On May 1, 1582, Saul Novakhovich, Shlioma Yakubovich, Marek, Jacob the Doctor (Rabbi), and Bysko complained of the principal of the Kholm school, stating that he came drunk to the synagogue while the Jews Were engaged in prayer, and that he shouted, mocking the singing.
During the Cossack uprising of 1648-49 most of the inhabitants of Kholm were killed, among them about 400 Jews. In 1666 the delegate from Kholm to the Diet of Warsaw was instructed to demand the confiscation of land owned by the Jews without legal title thereto, and formerly the property of the Dominican monks.
In 1897 the Jews of Kholm numbered about 12,500 in a population of 19,236. The town is a commercial center of considerable importance; and practically all the commerce is in the hands of Jews.
- Regesty i Nadpisi, i., Nos. 284 et passim.
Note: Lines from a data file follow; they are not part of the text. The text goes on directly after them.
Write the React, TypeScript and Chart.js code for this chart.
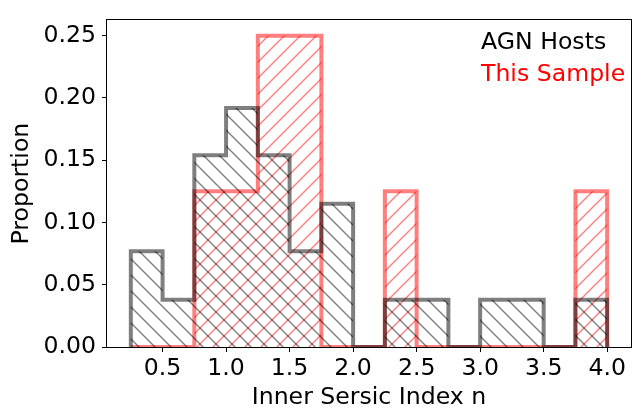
import React, { useEffect, useRef } from "react";
import { Chart, registerables } from "chart.js";

Chart.register(...registerables);

// ---- data ----
const binEdges = [0.25, 0.5, 0.75, 1.0, 1.25, 1.5, 1.75, 2.0, 2.25, 2.5, 2.75, 3.0, 3.25, 3.5, 3.75, 4.0];
const agnHosts = [0.077, 0.038, 0.154, 0.192, 0.154, 0.077, 0.115, 0.0, 0.038, 0.038, 0.0, 0.038, 0.038, 0.0, 0.038];
const thisSample = [0.0, 0.0, 0.125, 0.125, 0.25, 0.25, 0.0, 0.0, 0.125, 0.0, 0.0, 0.0, 0.0, 0.0, 0.125];
const seriesNames = ["AGN Hosts", "This Sample"];
const xTicks = [0.5, 1.0, 1.5, 2.0, 2.5, 3.0, 3.5, 4.0];
const yTicks = [0.0, 0.05, 0.1, 0.15, 0.2, 0.25];
const xRange = [0.0625, 4.1875];
const yRange = [0, 0.2625];

const FONT = "DejaVu Sans";
const FS = 23.6;

function stepPoints(edges: number[], vals: number[]) {
  const pts: { x: number; y: number }[] = [{ x: edges[0], y: 0 }];
  vals.forEach((v, i) => pts.push({ x: edges[i], y: v }));
  pts.push({ x: edges[edges.length - 1], y: vals[vals.length - 1] });
  pts.push({ x: edges[edges.length - 1], y: 0 });
  return pts;
}

function hatch(color: string, dir: "/" | "\\") {
  const s = 16;
  const c = document.createElement("canvas");
  c.width = s;
  c.height = s;
  const g = c.getContext("2d")!;
  g.strokeStyle = color;
  g.lineWidth = 1.4;
  if (dir === "/") {
    for (const cc of [0, s, 2 * s]) {
      g.beginPath();
      g.moveTo(cc - s - 2, s + 2);
      g.lineTo(cc + 2, -2);
      g.stroke();
    }
  } else {
    for (const cc of [-s, 0, s]) {
      g.beginPath();
      g.moveTo(cc - 2, -2);
      g.lineTo(cc + s + 2, s + 2);
      g.stroke();
    }
  }
  return g.createPattern(c, "repeat")!;
}

const framePlugin = {
  id: "frame",
  afterDatasetsDraw(chart: any) {
    const { ctx, chartArea } = chart;
    ctx.save();
    ctx.strokeStyle = "#000";
    ctx.lineWidth = 1;
    ctx.strokeRect(
      Math.round(chartArea.left) - 0.5,
      Math.round(chartArea.top) - 0.5,
      Math.round(chartArea.right - chartArea.left) + 1,
      Math.round(chartArea.bottom - chartArea.top) + 1
    );
    ctx.restore();
  },
  afterDraw(chart: any) {
    const { ctx, chartArea } = chart;
    ctx.save();
    ctx.font = `${FS}px "${FONT}"`;
    ctx.textAlign = "left";
    ctx.textBaseline = "alphabetic";
    const colors = ["#000000", "#ff0000"];
    seriesNames.forEach((name, i) => {
      ctx.fillStyle = colors[i];
      ctx.fillText(name, chartArea.right - 150, chartArea.top + 29 + 32 * i);
    });
    ctx.restore();
  },
};

export default function App() {
  const ref = useRef<HTMLCanvasElement>(null);
  useEffect(() => {
    const canvas = ref.current!;
    const chart = new Chart(canvas, {
      type: "line",
      data: {
        datasets: [
          {
            label: seriesNames[0],
            data: stepPoints(binEdges, agnHosts),
            stepped: "before",
            borderColor: "rgba(0,0,0,0.5)",
            backgroundColor: hatch("rgba(0,0,0,0.5)", "\\"),
            borderWidth: 4,
            borderJoinStyle: "miter",
            fill: "origin",
            pointRadius: 0,
            clip: 0,
          } as any,
          {
            label: seriesNames[1],
            data: stepPoints(binEdges, thisSample),
            stepped: "before",
            borderColor: "rgba(255,0,0,0.5)",
            backgroundColor: hatch("rgba(255,0,0,0.5)", "/"),
            borderWidth: 4,
            borderJoinStyle: "miter",
            fill: "origin",
            pointRadius: 0,
            clip: 0,
          } as any,
        ],
      },
      options: {
        animation: false,
        responsive: false,
        layout: { padding: { left: 0, right: 8, top: 8, bottom: 0 } },
        plugins: { legend: { display: false }, tooltip: { enabled: false } },
        font: { family: FONT, size: FS },
        scales: {
          x: {
            type: "linear",
            min: xRange[0],
            max: xRange[1],
            afterBuildTicks: (s: any) => {
              s.ticks = xTicks.map((v) => ({ value: v }));
            },
            afterFit: (s: any) => {
              s.height = 61;
            },
            ticks: {
              font: { family: FONT, size: FS },
              color: "#000",
              padding: 3,
              maxRotation: 0,
              autoSkip: false,
              callback: (v: any) => Number(v).toFixed(1),
            },
            grid: { drawOnChartArea: false, drawTicks: true, tickLength: 5, tickWidth: 1, tickColor: "#000" },
            border: { display: false },
            title: {
              display: true,
              text: "Inner Sersic Index n",
              font: { family: FONT, size: FS },
              color: "#000",
              padding: { top: 0, bottom: -4 },
            },
          },
          y: {
            type: "linear",
            min: yRange[0],
            max: yRange[1],
            afterBuildTicks: (s: any) => {
              s.ticks = yTicks.map((v) => ({ value: v }));
            },
            afterFit: (s: any) => {
              s.width = 107;
            },
            ticks: {
              font: { family: FONT, size: FS },
              color: "#000",
              padding: 6,
              callback: (v: any) => Number(v).toFixed(2),
            },
            grid: { drawOnChartArea: false, drawTicks: true, tickLength: 5, tickWidth: 1, tickColor: "#000" },
            border: { display: false },
            title: {
              display: true,
              text: "Proportion",
              font: { family: FONT, size: FS },
              color: "#000",
              padding: { top: 8, bottom: 0 },
            },
          },
        },
      } as any,
      plugins: [framePlugin],
    });
    return () => chart.destroy();
  }, []);
  return (
    <div style={{ position: "absolute", left: 0, top: 0, width: 639, height: 408 }}>
      <canvas ref={ref} width={639} height={408} />
    </div>
  );
}
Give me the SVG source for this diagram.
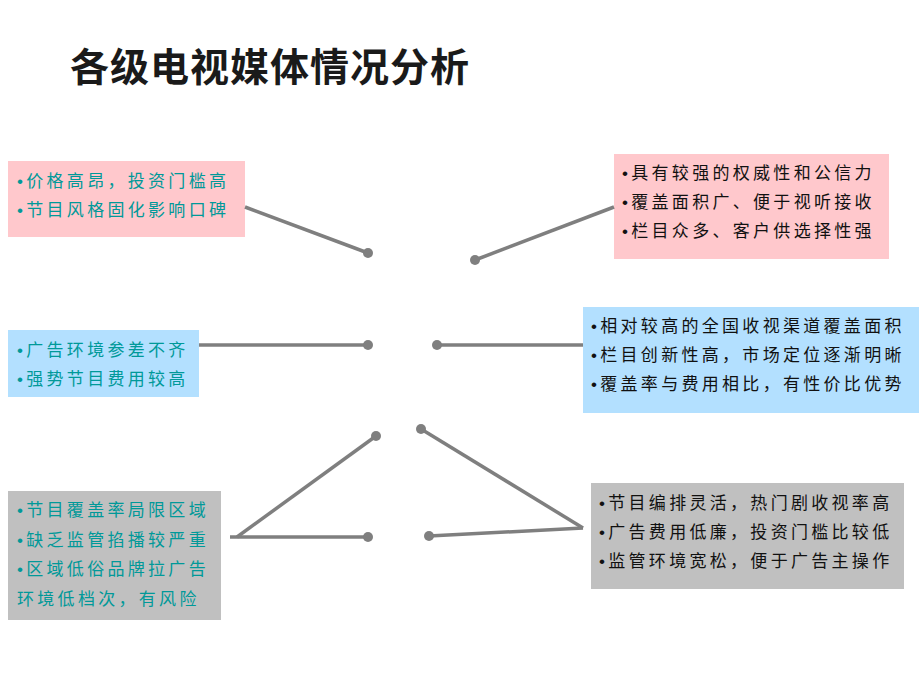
<svg xmlns="http://www.w3.org/2000/svg" width="920" height="690" viewBox="0 0 920 690">
<style>
.t{font-family:"Liberation Sans","Noto Sans CJK SC",sans-serif;font-size:17px;letter-spacing:3.3px}
.l{fill:#009999}.r{fill:#111}
.c line{stroke:#7f7f7f;stroke-width:3.5}
.c circle{fill:#7f7f7f}
</style>
<rect width="920" height="690" fill="#fff"/>
<text x="70" y="81" font-family="'Noto Sans CJK SC',sans-serif" font-size="39" font-weight="bold" fill="#1a1a1a" letter-spacing="1">各级电视媒体情况分析</text>
<g id="n1"><rect x="8" y="161" width="237" height="76" fill="#FFC8CC"/>
<text class="t l" x="17" y="187">•价格高昂，投资门槛高</text><text class="t l" x="17" y="216">•节目风格固化影响口碑</text></g>
<g id="n2"><rect x="8" y="330" width="191" height="67" fill="#B3E0FF"/>
<text class="t l" x="17" y="356">•广告环境参差不齐</text><text class="t l" x="17" y="385">•强势节目费用较高</text></g>
<g id="n3"><rect x="8" y="491" width="213" height="129" fill="#C0C0C0"/>
<text class="t l" x="17" y="516">•节目覆盖率局限区域</text><text class="t l" x="17" y="546">•缺乏监管掐播较严重</text><text class="t l" x="17" y="575">•区域低俗品牌拉广告</text><text class="t l" x="17" y="605">环境低档次，有风险</text></g>
<g id="n4"><rect x="614" y="154" width="275" height="105" fill="#FFC8CC"/>
<text class="t r" x="622" y="179">•具有较强的权威性和公信力</text><text class="t r" x="622" y="208">•覆盖面积广、便于视听接收</text><text class="t r" x="622" y="237">•栏目众多、客户供选择性强</text></g>
<g id="n5"><rect x="583" y="307" width="336" height="106" fill="#B3E0FF"/>
<text class="t r" x="591" y="332">•相对较高的全国收视渠道覆盖面积</text><text class="t r" x="591" y="361">•栏目创新性高，市场定位逐渐明晰</text><text class="t r" x="591" y="390">•覆盖率与费用相比，有性价比优势</text></g>
<g id="n6"><rect x="591" y="483" width="313" height="106" fill="#C0C0C0"/>
<text class="t r" x="599" y="509">•节目编排灵活，热门剧收视率高</text><text class="t r" x="599" y="538">•广告费用低廉，投资门槛比较低</text><text class="t r" x="599" y="567">•监管环境宽松，便于广告主操作</text></g>
<g class="c" id="connectors">
<line x1="245" y1="207" x2="368" y2="253"/><circle cx="368" cy="253" r="5"/>
<line x1="199" y1="345" x2="368" y2="345"/><circle cx="368" cy="345" r="5"/>
<line x1="230" y1="537" x2="368" y2="537"/><circle cx="368" cy="537" r="5"/>
<line x1="237" y1="537" x2="376" y2="436"/><circle cx="376" cy="436" r="5"/>
<line x1="614" y1="207" x2="475" y2="260"/><circle cx="475" cy="260" r="5"/>
<line x1="583" y1="345" x2="437" y2="345"/><circle cx="437" cy="345" r="5"/>
<line x1="583" y1="528" x2="421" y2="429"/><circle cx="421" cy="429" r="5"/>
<line x1="583" y1="528" x2="429" y2="536"/><circle cx="429" cy="536" r="5"/>
</g>
</svg>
The following is a list of the rabbis who officiated in Kholm since the second half of the sixteenth century:
Simon Auerbach; Solomon Zalman (mentioned in Solomon Luria's Responsa, No. 101); Elijah b. Judah Aaron (called Elijah Ba'al Shem; pupil of Solomon Luria); Samuel Edels (1610-14); Eliezer Perles; Isaac b. Samuel ha-Levi (until 1627); Moses Katzenellenbogen (son of Meïr Wahl; d. 1689); Saul Katzenellenbogen (son of Moses Katzenellenbogen; d. 1691); Jekuthiel b. Hosha Aaron of Lublin (d. 1697); Hillel b. Jonah ha-Levi (called from Kholm to Wilna in 1690; grandson of Eliezer Ashkenazi; d. 1690); Meïr b. Benjamin Wolf (d. 1718); Solomon b. Simḥah Rapoport (d. 1763); Zebi Hirsch b. Selig; Saul Margolioth (d.1801); Samuel (gave his approbation to the "Leḥem Yehudah" in 1704); Solomon (author of "Merkebet ha-Mishnah"; d. 1756); Isaac b. Mordecai ha-Levi (until 1776; d. 1799; grandson of Joshua Reitzes, "the martyr"); Hirsch b. Joseph (author of a treatise on the improvement of the position of the Jews in Poland and on the ways to make them useful citizens of their fatherland; 1789); Ḥayyim b. Jacob (author of "Kokebe Ya'aḳob"; d. 1820); Isaac b. Joseph (author of "Mishnat Ḥakamim"); Joseph Kezis (d. 1830); Löb Neuhaus (son of Joseph Kezis).
- L. Rabinowitz, in Ha-Meassef, p. 154, St. Petersburg, 1902;
- J. Lewinstein, Dor Dar we-Dorshaw, Warsaw, 1898.